論文を書く
中学2年生の理科探究授業、今は大詰めで論文作成に取り組んでいます。この一年間、自分で決めた研究テーマについて、実験方法を考えこつこつと実験データをとってきました。
この授業では、自分自身が興味を持ったことを探すことから取り組みが始まります。傘から落ちるしずく、野菜が育つ自宅の畑、好きなラジコンカーの走行性能、暖かいダウンジャケット、花粉用マスク・・・ テーマの根っこは、このように身近な経験ばかりです。5月頃から実験材料をあつめ、試行錯誤が始まります。思いついた測定方法や比較実験によってデータがとれると勢いがつきます。測定方法を考え出すために1ヶ月以上かかることもあります。期待したほどデータがとれず途方に暮れることも少なくありません。
1月から論文の準備に入りました。ルールは、A4で2ページ・理系論文の体裁であること。そして、STAP細胞の事件もあって「科学する者」の約束を守ること。文章とグラフ・写真だけで説得力のある論文を作ることは、実験の考案とはまた大きく異なる困難が生じます。結果から結論を論理的に導いているか、結論からそれが何を意味するかを想像しているか、下書きから何度もチェックを受けながら悪戦苦闘が続いています。今週になってようやく清書OKが出始めました。

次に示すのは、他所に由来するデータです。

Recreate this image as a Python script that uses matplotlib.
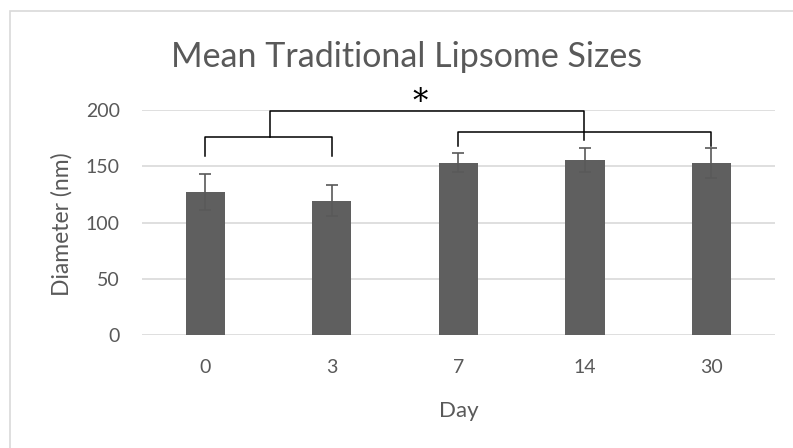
import matplotlib
matplotlib.use('Agg')
import matplotlib.pyplot as plt
from matplotlib.patches import Rectangle

days = ['0', '3', '7', '14', '30']
diameter = [127, 119.6, 153.4, 155.8, 153.4]
err = [16, 14, 8.3, 10.7, 13.3]

plt.rcParams['font.family'] = ['Lato', 'DejaVu Sans']
grey = '#595959'

fig = plt.figure(figsize=(7.93, 4.48), dpi=100)
fig.patches.append(Rectangle((10 / 793, -0.1), 1.2, 1 - 11 / 448 + 0.1,
                             transform=fig.transFigure, fill=False,
                             edgecolor='#d9d9d9', lw=1.2))
ax = fig.add_axes([0.179, 0.252, 0.798, 0.502])

x = range(len(days))
ax.bar(x, diameter, width=0.31, color='#5f5f5f', zorder=2)
ax.errorbar(x, diameter, yerr=err, fmt='none', ecolor=grey, elinewidth=1.2,
            capsize=4.5, capthick=1.2, zorder=3)

ax.set_xlim(-0.5, 4.5)
ax.set_ylim(0, 200)
ax.set_yticks([0, 50, 100, 150, 200])
ax.set_xticks(list(x))
ax.set_xticklabels(days)
ax.yaxis.grid(True, color='#d9d9d9', lw=1.2)
ax.set_axisbelow(True)
for s in ax.spines.values():
    s.set_visible(False)
ax.tick_params(length=0, labelsize=14, colors=grey)
ax.tick_params(axis='x', pad=17)
ax.tick_params(axis='y', pad=16)

ax.set_xlabel('Day', fontsize=16, color=grey)
ax.xaxis.set_label_coords(0.5, -0.295)
ax.set_ylabel('Diameter (nm)', fontsize=16.5, color=grey)
ax.yaxis.set_label_coords(-0.109, 0.494)
fig.text(0.513, 1 - 57 / 448, 'Mean Traditional Lipsome Sizes', ha='center',
         va='center', fontsize=24.5, color=grey)

# significance brackets
kw = dict(color='black', lw=1.1, clip_on=False, zorder=4)
ax.plot([0, 0, 1, 1], [159, 176, 176, 159], **kw)
ax.plot([2, 2, 4, 4], [168, 180.5, 180.5, 168], **kw)
ax.plot([0.51, 0.51, 2.99, 2.99], [176, 199, 199, 173.5], **kw)
ax.text(1.70, 207, '*', ha='center', va='center', fontsize=22,
        family='DejaVu Serif', color='black', clip_on=False)

fig.savefig('out.png', dpi=100)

与えられた方法に従うのではなく、自分で生み出すこと。うわべの知識を集める技術ではなく、自分の中にある問いに挑戦すること。試行錯誤すること、途方に暮れること。借り物を集めて誇るのではなく、やっとたどり着いた小さな成果を謙虚に見つめること。これらのすべてが「探究」の目的です。
論文原稿を見ていると、いかにも生徒たちは自信なさげです。たどり着いた事柄があまりに些細なことに思えてしまうからかもしれません。些細ではない、と気づくのは発表の時です。いつの間にかマスクやダウン、土について専門家になっている自分に気づくからです。3月の発表を心待ちにしています。(教員YH)
写真は、中間発表会の様子:iPad経由で上映し、研究の概要を発表しているところです。